What to do
Filter the listing and keep only the lines with the word "matplotlib".

Information shown
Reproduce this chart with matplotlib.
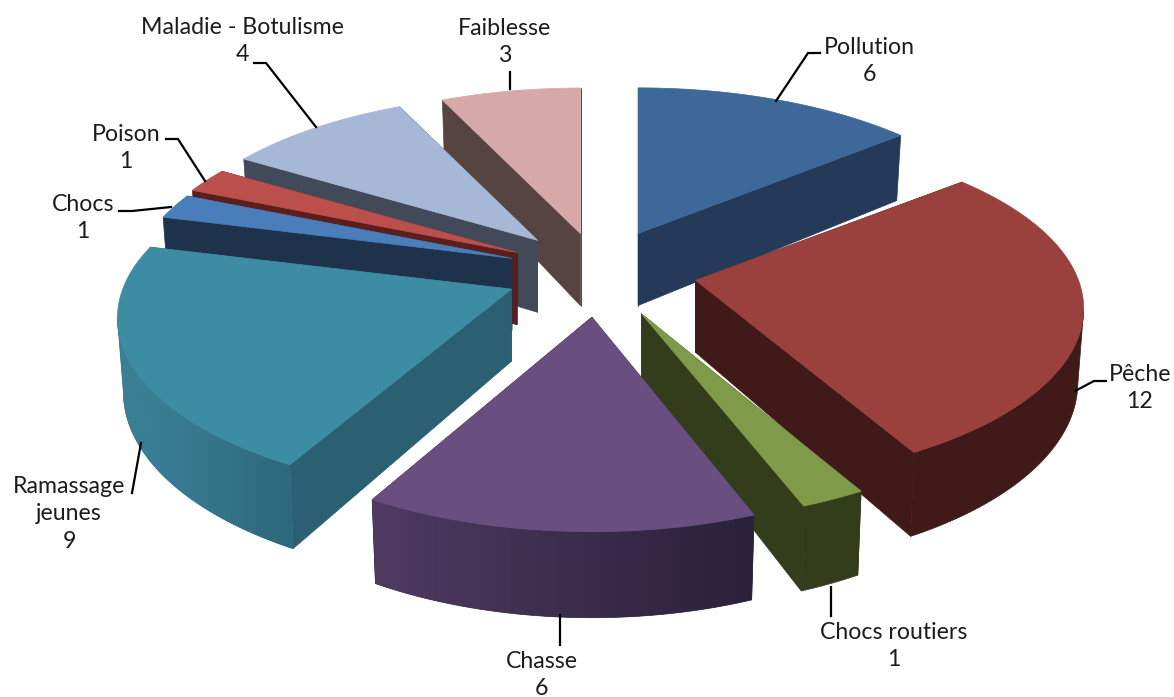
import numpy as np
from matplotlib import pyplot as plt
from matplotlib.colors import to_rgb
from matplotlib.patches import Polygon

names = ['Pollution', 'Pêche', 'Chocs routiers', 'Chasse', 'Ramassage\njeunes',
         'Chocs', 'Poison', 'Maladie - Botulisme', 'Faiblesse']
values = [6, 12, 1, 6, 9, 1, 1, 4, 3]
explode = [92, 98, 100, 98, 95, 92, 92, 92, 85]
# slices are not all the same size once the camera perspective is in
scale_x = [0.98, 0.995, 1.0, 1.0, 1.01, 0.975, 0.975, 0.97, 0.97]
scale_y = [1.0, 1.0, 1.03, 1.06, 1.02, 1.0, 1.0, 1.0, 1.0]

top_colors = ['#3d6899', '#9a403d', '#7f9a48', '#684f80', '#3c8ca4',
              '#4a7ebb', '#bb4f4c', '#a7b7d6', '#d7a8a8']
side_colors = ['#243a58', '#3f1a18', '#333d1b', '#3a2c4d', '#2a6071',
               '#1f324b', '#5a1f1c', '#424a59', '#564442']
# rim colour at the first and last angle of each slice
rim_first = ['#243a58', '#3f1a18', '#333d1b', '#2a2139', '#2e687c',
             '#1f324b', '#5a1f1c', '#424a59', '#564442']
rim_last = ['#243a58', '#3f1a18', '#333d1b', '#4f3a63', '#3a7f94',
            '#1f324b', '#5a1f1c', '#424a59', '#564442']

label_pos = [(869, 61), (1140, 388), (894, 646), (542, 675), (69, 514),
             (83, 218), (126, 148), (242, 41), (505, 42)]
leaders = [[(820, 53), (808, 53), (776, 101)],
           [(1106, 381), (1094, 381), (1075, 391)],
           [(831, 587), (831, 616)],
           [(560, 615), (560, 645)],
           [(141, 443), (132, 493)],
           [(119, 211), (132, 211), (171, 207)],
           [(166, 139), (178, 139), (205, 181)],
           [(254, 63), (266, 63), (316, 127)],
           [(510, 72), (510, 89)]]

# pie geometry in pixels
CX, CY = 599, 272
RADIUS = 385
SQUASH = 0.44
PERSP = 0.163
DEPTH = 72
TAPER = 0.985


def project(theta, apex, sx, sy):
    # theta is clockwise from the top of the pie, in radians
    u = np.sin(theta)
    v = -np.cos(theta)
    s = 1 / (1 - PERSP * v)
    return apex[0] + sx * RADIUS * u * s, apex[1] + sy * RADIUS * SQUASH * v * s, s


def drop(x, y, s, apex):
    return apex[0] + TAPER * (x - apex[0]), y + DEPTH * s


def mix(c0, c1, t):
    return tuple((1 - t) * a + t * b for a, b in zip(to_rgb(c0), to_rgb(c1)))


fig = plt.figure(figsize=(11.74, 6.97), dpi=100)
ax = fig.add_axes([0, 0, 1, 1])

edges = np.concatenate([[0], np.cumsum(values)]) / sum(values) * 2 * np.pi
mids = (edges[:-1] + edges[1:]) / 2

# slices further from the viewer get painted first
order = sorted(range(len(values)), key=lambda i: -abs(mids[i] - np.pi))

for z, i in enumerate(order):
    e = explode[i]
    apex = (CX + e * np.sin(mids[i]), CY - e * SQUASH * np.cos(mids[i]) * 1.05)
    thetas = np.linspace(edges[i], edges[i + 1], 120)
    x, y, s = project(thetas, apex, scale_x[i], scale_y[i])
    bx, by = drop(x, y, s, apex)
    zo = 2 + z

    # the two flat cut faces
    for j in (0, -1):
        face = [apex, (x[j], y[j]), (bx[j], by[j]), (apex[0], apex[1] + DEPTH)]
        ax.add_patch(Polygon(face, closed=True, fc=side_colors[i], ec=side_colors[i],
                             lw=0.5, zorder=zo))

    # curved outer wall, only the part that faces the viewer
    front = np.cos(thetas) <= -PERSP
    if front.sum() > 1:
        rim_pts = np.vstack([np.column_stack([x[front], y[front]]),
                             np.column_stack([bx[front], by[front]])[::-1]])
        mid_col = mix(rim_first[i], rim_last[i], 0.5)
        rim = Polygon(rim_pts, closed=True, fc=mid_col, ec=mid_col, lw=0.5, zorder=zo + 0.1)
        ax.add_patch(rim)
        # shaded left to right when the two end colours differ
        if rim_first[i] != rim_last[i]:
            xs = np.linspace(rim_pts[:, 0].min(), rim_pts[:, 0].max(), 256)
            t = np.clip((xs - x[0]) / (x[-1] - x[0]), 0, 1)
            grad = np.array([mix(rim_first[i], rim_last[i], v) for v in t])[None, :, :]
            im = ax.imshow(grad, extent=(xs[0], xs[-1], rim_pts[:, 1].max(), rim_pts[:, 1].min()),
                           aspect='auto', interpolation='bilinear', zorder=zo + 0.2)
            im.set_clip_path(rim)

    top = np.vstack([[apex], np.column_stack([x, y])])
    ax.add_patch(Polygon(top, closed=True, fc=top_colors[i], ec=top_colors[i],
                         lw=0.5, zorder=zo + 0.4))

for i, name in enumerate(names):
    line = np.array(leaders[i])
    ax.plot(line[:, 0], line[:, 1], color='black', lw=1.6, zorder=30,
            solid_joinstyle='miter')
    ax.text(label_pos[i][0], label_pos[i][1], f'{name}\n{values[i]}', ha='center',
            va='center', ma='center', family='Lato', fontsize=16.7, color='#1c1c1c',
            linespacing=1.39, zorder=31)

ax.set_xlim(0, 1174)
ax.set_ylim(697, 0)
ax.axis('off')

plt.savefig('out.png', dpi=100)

Problem solution
Reproduce this chart with matplotlib.
from matplotlib import pyplot as plt
from matplotlib.colors import to_rgb
from matplotlib.patches import Polygon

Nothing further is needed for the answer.